You’re going to have a situation where they have some level of success. We design our controls to assume that’s going to happen
This includes implementing FIDO2 authentication for all T-Mo employees – “and it makes credential theft from our workforce extremely difficult,” Simon noted.
In the case of credentials where FIDO2 can’t be deployed, T-Mobile US rotates the credentials “extremely regularly, and we see this directly impacting the attacker,” Simon told The Reg. “When they get into our environment, they struggle to get credentials. When they get them, we change the credentials on them very quickly, and that slows down their activity.”

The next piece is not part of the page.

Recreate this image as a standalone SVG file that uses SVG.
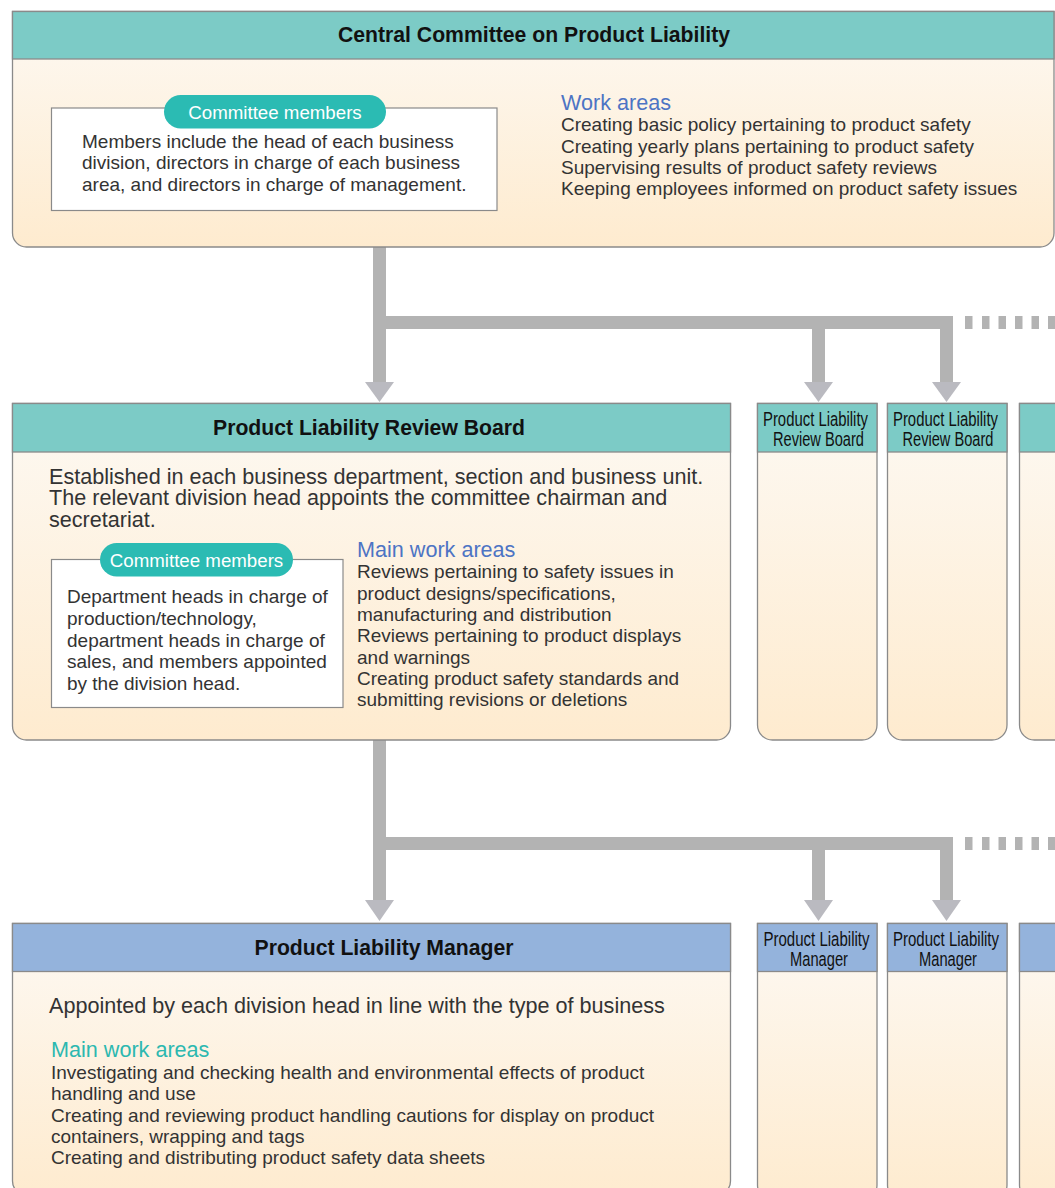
<svg xmlns="http://www.w3.org/2000/svg" width="1055" height="1188" viewBox="0 0 1055 1188">
<defs>
<linearGradient id="bodyGrad" x1="0" y1="0" x2="0" y2="1">
<stop offset="0" stop-color="#fdf9f3"/>
<stop offset="1" stop-color="#feebcf"/>
</linearGradient>
<style>
.box{fill:url(#bodyGrad);stroke:#8a8a8a;stroke-width:1.3}
.hdT{fill:#7ccbc6;stroke:#8a8a8a;stroke-width:1.3}
.hdB{fill:#94b3dc;stroke:#8a8a8a;stroke-width:1.3}
.inner{fill:#ffffff;stroke:#8a8a8a;stroke-width:1.2}
.pill{fill:#2bbbb3}
.pillT{font-family:"Liberation Sans",Arial,sans-serif;font-size:18.7px;fill:#ffffff;text-anchor:middle}
.title{font-family:"Liberation Sans",Arial,sans-serif;font-size:21.2px;font-weight:bold;fill:#111;text-anchor:middle}
.t{font-family:"Liberation Sans",Arial,sans-serif;font-size:19px;fill:#333}
.tl{font-family:"Liberation Sans",Arial,sans-serif;font-size:21.6px;fill:#333}
.blue{font-family:"Liberation Sans",Arial,sans-serif;font-size:21.6px;fill:#4d74c4}
.teal{font-family:"Liberation Sans",Arial,sans-serif;font-size:21.6px;fill:#2cb8b0}
.sm{font-family:"Liberation Sans Narrow","Liberation Sans",Arial,sans-serif;font-size:20.5px;fill:#111;text-anchor:middle}
.bar{fill:#b3b3b3}
.head{fill:#babac0}
</style>
</defs>

<g id="connectors">
<rect class="bar" x="373" y="246" width="13" height="137"/>
<rect class="bar" x="373" y="316" width="580" height="13"/>
<rect class="bar" x="812" y="316" width="13" height="67"/>
<rect class="bar" x="940" y="316" width="13" height="67"/>
<polygon class="head" points="365,382 394,382 379.5,402"/>
<polygon class="head" points="804,382 833,382 818.5,402"/>
<polygon class="head" points="932,382 961,382 946.5,402"/>
<g class="bar">
<rect x="965" y="316" width="7.5" height="13"/>
<rect x="982" y="316" width="7.5" height="13"/>
<rect x="998.5" y="316" width="7.5" height="13"/>
<rect x="1015" y="316" width="7.5" height="13"/>
<rect x="1031.5" y="316" width="7.5" height="13"/>
<rect x="1048" y="316" width="7.5" height="13"/>
</g>
<rect class="bar" x="373" y="739" width="13" height="162"/>
<rect class="bar" x="373" y="837" width="580" height="13"/>
<rect class="bar" x="812" y="837" width="13" height="64"/>
<rect class="bar" x="940" y="837" width="13" height="64"/>
<polygon class="head" points="365,900 394,900 379.5,921"/>
<polygon class="head" points="804,900 833,900 818.5,921"/>
<polygon class="head" points="932,900 961,900 946.5,921"/>
<g class="bar">
<rect x="965" y="837" width="7.5" height="13"/>
<rect x="982" y="837" width="7.5" height="13"/>
<rect x="998.5" y="837" width="7.5" height="13"/>
<rect x="1015" y="837" width="7.5" height="13"/>
<rect x="1031.5" y="837" width="7.5" height="13"/>
<rect x="1048" y="837" width="7.5" height="13"/>
</g>
</g>

<g id="central-committee">
<path class="box" d="M12.5 11.5 H1054 V233 A14 14 0 0 1 1040 247 H26.5 A14 14 0 0 1 12.5 233 Z"/>
<rect class="hdT" x="12.5" y="11.5" width="1041.5" height="47.5"/>
<text class="title" x="534" y="42">Central Committee on Product Liability</text>
<rect class="inner" x="51.5" y="108" width="445.5" height="102.5"/>
<rect class="pill" x="164" y="95" width="222" height="33.5" rx="16.75"/>
<text class="pillT" x="275" y="118.5">Committee members</text>
<text class="t" x="82" y="148">Members include the head of each business</text>
<text class="t" x="82" y="169">division, directors in charge of each business</text>
<text class="t" x="82" y="191">area, and directors in charge of management.</text>
<text class="blue" x="561" y="110">Work areas</text>
<text class="t" x="561" y="131">Creating basic policy pertaining to product safety</text>
<text class="t" x="561" y="152.5">Creating yearly plans pertaining to product safety</text>
<text class="t" x="561" y="174">Supervising results of product safety reviews</text>
<text class="t" x="561" y="195">Keeping employees informed on product safety issues</text>
</g>

<g id="review-board">
<path class="box" d="M12.5 403.5 H730.5 V726 A14 14 0 0 1 716.5 740 H26.5 A14 14 0 0 1 12.5 726 Z"/>
<rect class="hdT" x="12.5" y="403.5" width="718" height="48.5"/>
<text class="title" x="369" y="435">Product Liability Review Board</text>
<text class="tl" x="49" y="484">Established in each business department, section and business unit.</text>
<text class="tl" x="49" y="505">The relevant division head appoints the committee chairman and</text>
<text class="tl" x="49" y="527">secretariat.</text>
<rect class="inner" x="51.5" y="559.5" width="291.5" height="148"/>
<rect class="pill" x="100" y="543" width="193" height="33.5" rx="16.75"/>
<text class="pillT" x="196.5" y="566.5">Committee members</text>
<text class="t" x="67" y="603">Department heads in charge of</text>
<text class="t" x="67" y="625">production/technology,</text>
<text class="t" x="67" y="646.5">department heads in charge of</text>
<text class="t" x="67" y="668">sales, and members appointed</text>
<text class="t" x="67" y="690">by the division head.</text>
<text class="blue" x="357" y="557">Main work areas</text>
<text class="t" x="357" y="578">Reviews pertaining to safety issues in</text>
<text class="t" x="357" y="599.5">product designs/specifications,</text>
<text class="t" x="357" y="621">manufacturing and distribution</text>
<text class="t" x="357" y="642">Reviews pertaining to product displays</text>
<text class="t" x="357" y="664">and warnings</text>
<text class="t" x="357" y="685">Creating product safety standards and</text>
<text class="t" x="357" y="706">submitting revisions or deletions</text>
</g>

<g id="review-board-2">
<path class="box" d="M757.5 403.5 H877 V725 A15 15 0 0 1 862 740 H772.5 A15 15 0 0 1 757.5 725 Z"/>
<rect class="hdT" x="757.5" y="403.5" width="119.5" height="48.5"/>
<text class="sm" x="815.5" y="426" textLength="105" lengthAdjust="spacingAndGlyphs">Product Liability</text>
<text class="sm" x="818.5" y="446" textLength="91" lengthAdjust="spacingAndGlyphs">Review Board</text>
</g>
<g id="review-board-3">
<path class="box" d="M887.5 403.5 H1007 V725 A15 15 0 0 1 992 740 H902.5 A15 15 0 0 1 887.5 725 Z"/>
<rect class="hdT" x="887.5" y="403.5" width="119.5" height="48.5"/>
<text class="sm" x="945.5" y="426" textLength="105" lengthAdjust="spacingAndGlyphs">Product Liability</text>
<text class="sm" x="948" y="446" textLength="91" lengthAdjust="spacingAndGlyphs">Review Board</text>
</g>
<g id="review-board-4">
<path class="box" d="M1019.5 403.5 H1139 V725 A15 15 0 0 1 1124 740 H1034.5 A15 15 0 0 1 1019.5 725 Z"/>
<rect class="hdT" x="1019.5" y="403.5" width="119.5" height="48.5"/>
</g>

<g id="pl-manager">
<path class="box" d="M12.5 923.5 H730.5 V1181 A14 14 0 0 1 716.5 1195 H26.5 A14 14 0 0 1 12.5 1181 Z"/>
<rect class="hdB" x="12.5" y="923.5" width="718" height="48"/>
<text class="title" x="384" y="955">Product Liability Manager</text>
<text class="tl" x="49" y="1013">Appointed by each division head in line with the type of business</text>
<text class="teal" x="51" y="1057">Main work areas</text>
<text class="t" x="51" y="1079">Investigating and checking health and environmental effects of product</text>
<text class="t" x="51" y="1100">handling and use</text>
<text class="t" x="51" y="1121.5">Creating and reviewing product handling cautions for display on product</text>
<text class="t" x="51" y="1143">containers, wrapping and tags</text>
<text class="t" x="51" y="1164">Creating and distributing product safety data sheets</text>
</g>

<g id="pl-manager-2">
<path class="box" d="M757.5 923.5 H877 V1185 A15 15 0 0 1 862 1200 H772.5 A15 15 0 0 1 757.5 1185 Z"/>
<rect class="hdB" x="757.5" y="923.5" width="119.5" height="48"/>
<text class="sm" x="816.5" y="946" textLength="106" lengthAdjust="spacingAndGlyphs">Product Liability</text>
<text class="sm" x="819" y="966" textLength="58" lengthAdjust="spacingAndGlyphs">Manager</text>
</g>
<g id="pl-manager-3">
<path class="box" d="M887.5 923.5 H1007 V1185 A15 15 0 0 1 992 1200 H902.5 A15 15 0 0 1 887.5 1185 Z"/>
<rect class="hdB" x="887.5" y="923.5" width="119.5" height="48"/>
<text class="sm" x="946" y="946" textLength="106" lengthAdjust="spacingAndGlyphs">Product Liability</text>
<text class="sm" x="948" y="966" textLength="58" lengthAdjust="spacingAndGlyphs">Manager</text>
</g>
<g id="pl-manager-4">
<path class="box" d="M1019.5 923.5 H1139 V1185 A15 15 0 0 1 1124 1200 H1034.5 A15 15 0 0 1 1019.5 1185 Z"/>
<rect class="hdB" x="1019.5" y="923.5" width="119.5" height="48"/>
</g>
</svg>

Plus, there’s the fact that T-Mobile US is a wireless-only carrier, so it doesn’t have the added burden of wireline networks and legacy technology that many network operators have to manage.
PS: Use encryption
Meanwhile, as other network operators struggle to mitigate the damage caused by Salt Typhoon and implement hardening guidance issued yesterday by the Feds and international friends, US officials urged folks to use strongly encrypted messaging and communications whenever possible to protect information from theft-in-transit and surveillance.
“Encryption is your friend – whether it is on text messaging or if you have the capacity to use encrypted voice communications,” CISA’s Greene said. “Even if the adversary is able to intercept the data, if it is encrypted, it will make it impossible, if not really hard, for them to detect it. So, our advice is to try to avoid using plain text.”